For those of you that read my monthly emails will know that the past couple of years, while we were living in England, we went strawberry picking and we loved it. Eden enjoyed running up and down the rows, picking them and of course munching on a few. Matt would get lost in his own wee world and I enjoyed being able to take photos of them having fun!
So when I heard that the season had started for mikan picking here on Okinawa, I was chomping at the bit for our family to get out there and do it.
A mikan is Japanese for orange/clementine and are grown in the Northern part of Okinawa, the picking season runs from October – February in case anyone fancies making a trip to do it for themselves, however, in our opinions, its not as glamorous or as fun as strawberry picking!
Upon arrival the orchard owner/worker handed each of us a bag to fill and then we were left to roam the orchard. The orchard was narrow and set on the side of a hill, we thought we would head straight to the top, my reasoning was surly people just picked the ones near the entrance as they were closer.
I had heard that it hasn’t been the best season for mikans this year, and it showed. The ones that looked nice and ripe had been attacked by something, Matt thinks a bat, of course as soon as he said the word bat I swear I saw heaps of them flying around (Matt’s reckons they were dragon flies but they were HUGE). Within minutes I had been attacked by an army of mosquitoes; I don’t just get a small bite, I end up with huge welts. Eden isn’t really down with nature; things flying around, dirt, bugs, spider webs, so she didn’t mind when we called it quits, not too shortly after our arrival. It seemed the only person enjoying themselves was Clio, who loved being up in the back pack for the first time and trying to grab hold of leaves.
It seems we weren’t the only ones that had had enough. When we hopped back on the bus I think everyone in our group was back on, with the exception of 1-2. Oh, yes, we took a tour guide up there, I had a feeling there was no chance we would find the orchard and after driving up there I was right. Since 90% of our disagreements are caused from driving (the other 10% is the correct way to pronounce words) it was definitely the right decision for the sake of our marriage.
As we drove away I was bummed, this was not the kind of family fun I had envisioned at all; I was covered in bites, Eden was just about in tears because her socks were dirty, Matt wasn’t impressed that we got up early for the sake of a few mikans… Then the tour guide announced we were all done so early that we had time to visit Pineapple Park (another item on our bucket list).
What was even better was that the tour guide managed to talk her sweet talk and score the entire bus free tickets, saving us 1,200 Y (approx. $12!) and then, of course, we entered and spent a lot more than that on pineapple products.
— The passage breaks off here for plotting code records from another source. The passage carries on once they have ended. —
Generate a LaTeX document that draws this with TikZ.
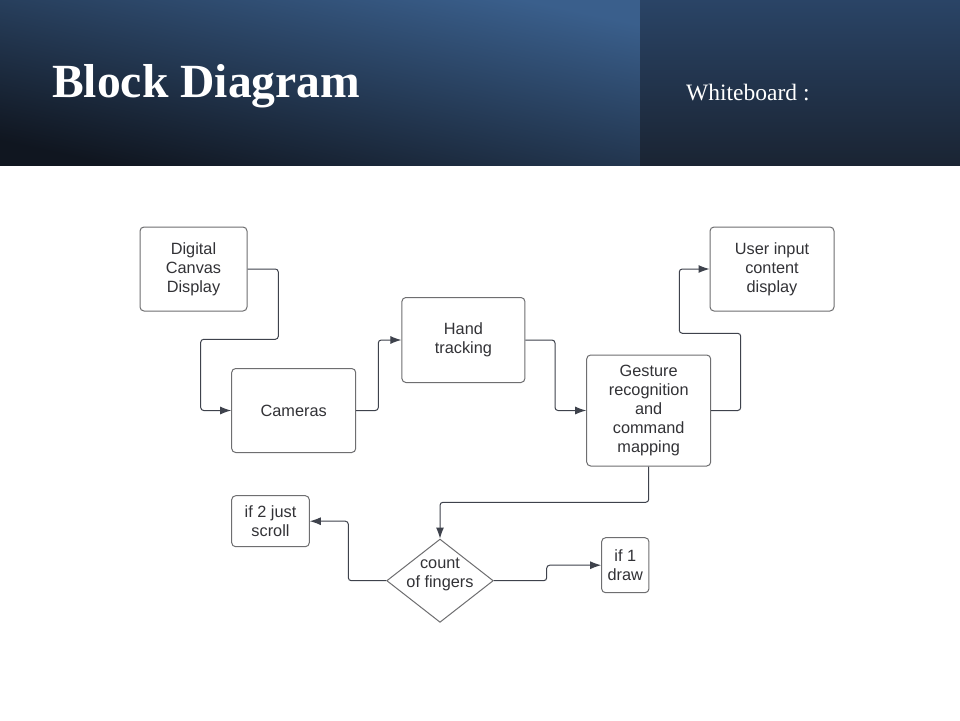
\documentclass[tikz,border=0pt]{standalone}
\usepackage{fontspec}
\setmainfont{Liberation Serif}
\setsansfont{Liberation Sans}
\usetikzlibrary{shapes.geometric, arrows.meta}

\definecolor{hdtop}{RGB}{58,95,140}
\definecolor{hdmid}{RGB}{42,68,100}
\definecolor{hdbot}{RGB}{16,22,32}
\definecolor{sidetop}{RGB}{42,68,102}
\definecolor{sidebot}{RGB}{26,36,51}
\definecolor{boxline}{RGB}{110,110,112}
\definecolor{wire}{RGB}{62,66,76}
\definecolor{txt}{RGB}{50,50,54}

\begin{document}
\begin{tikzpicture}[x=1pt, y=-1pt,
		block/.style={draw=boxline, rounded corners=4pt, line width=1pt, fill=white,
			align=center, text=txt, font=\sffamily\fontsize{16.3}{18.8}\selectfont, inner sep=0pt},
		decision/.style={draw=boxline, diamond, line width=1pt, inner sep=0pt},
		link/.style={-{Latex[length=11pt, width=8pt]}, draw=wire, line width=1pt, rounded corners=3pt}]
		\useasboundingbox (0, 0) rectangle (960, 720);
		\fill[white] (0, 0) rectangle (960, 720);

		% header band
		\shade[top color=hdtop, middle color=hdmid, bottom color=hdbot, shading angle=-12] (0, 0) rectangle (640, 165);
		\shade[top color=sidetop, bottom color=sidebot] (640, 0) rectangle (960, 165);
		\node[anchor=base west, text=white, font=\bfseries\fontsize{47.6}{56}\selectfont, inner sep=0pt] (title) at (52, 97) {Block Diagram};
		\node[anchor=base west, text=white, font=\fontsize{23.5}{28}\selectfont, inner sep=0pt] (side) at (686, 100) {Whiteboard :};

		% blocks
		\node[block, minimum width=107pt, minimum height=84pt] (disp) at (193.5, 269) {Digital\\Canvas\\Display};
		\node[block, minimum width=124pt, minimum height=84pt] (cam) at (293.7, 410.5) {Cameras};
		\node[block, minimum width=123pt, minimum height=85pt] (hand) at (463.4, 340) {Hand\\tracking};
		\node[block, minimum width=124pt, minimum height=111pt] (gest) at (648.7, 410.5) {Gesture\\recognition\\and\\command\\mapping};
		\node[block, minimum width=124pt, minimum height=84pt] (user) at (772, 269) {User input\\content\\display};
		\node[block, minimum width=77.6pt, minimum height=51pt] (scroll) at (270.5, 521.2) {if 2 just\\scroll};
		\node[block, minimum width=47.3pt, minimum height=55pt] (one) at (625.3, 565.2) {if 1\\draw};
		\node[decision, minimum width=106.6pt, minimum height=83.3pt] (count) at (440, 580.7) {};
		\node[align=center, text=txt, font=\sffamily\fontsize{16.3}{18.8}\selectfont, inner sep=0pt] (countlbl) at (440, 574.5) {count\\of fingers};

		% connectors
		\draw[link] (disp.east) -| (278.3, 339.3) -| (200.7, 410.5) -- (cam.west);
		\draw[link] (cam.east) -| (378.3, 340) -- (hand.west);
		\draw[link] (hand.east) -| (555, 410.5) -- (gest.west);
		\draw[link] (gest.east) -| (740.7, 333.3) -| (679.3, 269) -- (user.west);
		\draw[link] (gest.south) |- (440, 502.3) -- (count.north);
		\draw[link] (count.west) -| (348.3, 521.2) -- (scroll.east);
		\draw[link] (count.east) -| (546.7, 565.2) -- (one.west);
	\end{tikzpicture}
\end{document}
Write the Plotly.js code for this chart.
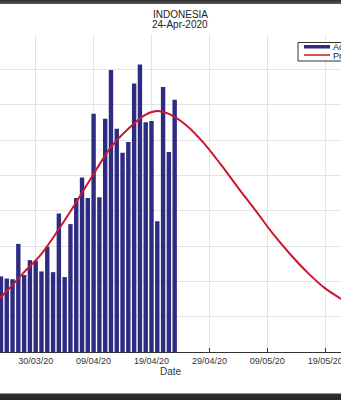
<!DOCTYPE html>
<html>
<head>
<meta charset="utf-8">
<script src="https://cdn.plot.ly/plotly-3.0.1.min.js"></script>
<style>
  html, body { margin: 0; padding: 0; background: #ffffff; }
  #wrap { position: relative; width: 341px; height: 400px; overflow: hidden; }
  #chart { position: absolute; left: 0; top: 0; width: 341px; height: 400px; }
  #topband { position: absolute; left: 0; top: 0; width: 341px; height: 4px;
             background: linear-gradient(#2e2e2e, #5a5a5a); z-index: 5; }
  #botband { position: absolute; left: 0; top: 393px; width: 341px; height: 7px;
             background: linear-gradient(#9a9a9a 0px, #9a9a9a 1px, #2f2f2f 1px, #262626 7px); z-index: 5; }
</style>
</head>
<body>
<div id="wrap">
  <div id="chart"></div>
  <div id="topband"></div>
  <div id="botband"></div>
</div>
<script>
// Actual daily cases (bars)
var barDates = [
  '2020-03-24','2020-03-25','2020-03-26','2020-03-27','2020-03-28','2020-03-29','2020-03-30','2020-03-31',
  '2020-04-01','2020-04-02','2020-04-03','2020-04-04','2020-04-05','2020-04-06','2020-04-07','2020-04-08',
  '2020-04-09','2020-04-10','2020-04-11','2020-04-12','2020-04-13','2020-04-14','2020-04-15','2020-04-16',
  '2020-04-17','2020-04-18','2020-04-19','2020-04-20','2020-04-21','2020-04-22','2020-04-23'
];
var barValues = [
  107, 104, 103, 153, 109, 130, 129, 114,
  149, 113, 196, 106, 181, 218, 247, 218,
  337, 219, 330, 399, 316, 282, 297, 380,
  407, 325, 327, 185, 375, 283, 357
];

// Prediction curve
var predDates = [
  '2020-03-22','2020-03-25','2020-03-28','2020-03-31','2020-04-03','2020-04-06','2020-04-09',
  '2020-04-12','2020-04-15','2020-04-18','2020-04-20','2020-04-22','2020-04-25','2020-04-28',
  '2020-05-01','2020-05-04','2020-05-07','2020-05-10','2020-05-13','2020-05-16','2020-05-19',
  '2020-05-22','2020-05-25'
];
var predValues = [
  62, 86, 113, 139, 174, 212, 252,
  290, 316, 336, 341, 337, 321, 296,
  265, 232, 200, 167, 138, 112, 90,
  74, 60
];

// Axis ticks
var tickDates = ['2020-03-30','2020-04-09','2020-04-19','2020-04-29','2020-05-09','2020-05-19'];
var tickLabels = ['30/03/20','09/04/20','19/04/20','29/04/20','09/05/20','19/05/20'];

var seriesNames = ['Actual', 'Prediction'];
var titleLines = ['INDONESIA', '24-Apr-2020'];

var barColor = '#2d2b82';
var lineColor = '#c8192f';
var DAY = 86400000;

var traces = [
  {
    type: 'bar', x: barDates, y: barValues, name: seriesNames[0],
    width: 0.76 * DAY,
    marker: { color: barColor, line: { width: 0 } },
    hoverinfo: 'skip'
  },
  {
    type: 'scatter', mode: 'lines', x: predDates, y: predValues, name: seriesNames[1],
    line: { color: lineColor, width: 2, shape: 'spline', smoothing: 1 },
    hoverinfo: 'skip'
  }
];

var font = 'Liberation Sans, Arial, Helvetica, sans-serif';

var layout = {
  width: 341, height: 400,
  margin: { l: 0, r: 0, t: 34, b: 48, pad: 0, autoexpand: false },
  paper_bgcolor: '#ffffff', plot_bgcolor: '#ffffff',
  showlegend: false,
  font: { family: font, color: '#333' },
  xaxis: {
    type: 'date',
    range: ['2020-03-23 20:00', '2020-05-21 17:30'],
    tickmode: 'array', tickvals: tickDates, ticktext: tickLabels,
    ticklabeloverflow: 'allow',
    ticks: 'inside', ticklen: 4, tickcolor: '#333', tickwidth: 1,
    showline: true, linecolor: '#333', linewidth: 1,
    showgrid: true, gridcolor: '#e4e4e4', gridwidth: 1,
    zeroline: false,
    tickfont: { family: font, size: 9, color: '#333' },
    title: { text: 'Date', font: { family: font, size: 10, color: '#333' }, standoff: 3 }
  },
  yaxis: {
    range: [0, 450], tick0: 0, dtick: 50,
    showticklabels: false, ticks: '',
    showgrid: true, gridcolor: '#e4e4e4', gridwidth: 1,
    zeroline: false, showline: false
  },
  shapes: [
    // legend box
    { type: 'rect', xref: 'paper', yref: 'paper', x0: 298/341, x1: 1.2, y0: (352-61)/318, y1: (352-42.5)/318,
      line: { color: '#333', width: 1 }, fillcolor: '#ffffff', layer: 'above' },
    // bar symbol
    { type: 'rect', xref: 'paper', yref: 'paper', x0: 304/341, x1: 330/341, y0: (352-48.5)/318, y1: (352-45)/318,
      line: { width: 0 }, fillcolor: barColor, layer: 'above' },
    // line symbol
    { type: 'line', xref: 'paper', yref: 'paper', x0: 304/341, x1: 330/341, y0: (352-55)/318, y1: (352-55)/318,
      line: { color: lineColor, width: 1.5 }, layer: 'above' }
  ],
  annotations: [
    { text: titleLines[0], xref: 'paper', yref: 'paper', x: 180/341, y: (352-15)/318,
      xanchor: 'center', yanchor: 'middle', showarrow: false, font: { family: font, size: 10, color: '#222' } },
    { text: titleLines[1], xref: 'paper', yref: 'paper', x: 180/341, y: (352-25)/318,
      xanchor: 'center', yanchor: 'middle', showarrow: false, font: { family: font, size: 10, color: '#222' } },
    { text: seriesNames[0], xref: 'paper', yref: 'paper', x: 331/341, y: (352-47)/318,
      xanchor: 'left', yanchor: 'middle', showarrow: false, font: { family: font, size: 9, color: '#222' } },
    { text: seriesNames[1], xref: 'paper', yref: 'paper', x: 331/341, y: (352-55.5)/318,
      xanchor: 'left', yanchor: 'middle', showarrow: false, font: { family: font, size: 9, color: '#222' } }
  ]
};

Plotly.newPlot('chart', traces, layout, { staticPlot: true, displayModeBar: false });
</script>
</body>
</html>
Pineapple Park is purely a tourist trap! You walk around and see rows and rows of pineapples being grown, as well as some other fruit (there is also the option to hire a pineapple cart to drive around, its expensive and not worth it!) the walk doesn’t take long and you finish up in the tasting room. You can try pineapple everything; fresh pineapple, pineapple juice, cake, but the best part was the pineapple wine tasting. Of course you then end up in a huge shop so you can purchase all the yummy products you just tasted. We settled on a small fresh pineapple, red pineapple wine and some pineapple juice (and 1 pineapple cream puff for the road to share).
While the day didn’t go as I had hoped & planned, all was not lost, we checked an extra thing off the ‘Okinawa Bucket List’ (for free), we got a few mikan’s to bring home, and of course we had a relaxing journey home where we all took naps. However, our family are not fans of mikan picking and I don’t think we will attempt it again any time soon.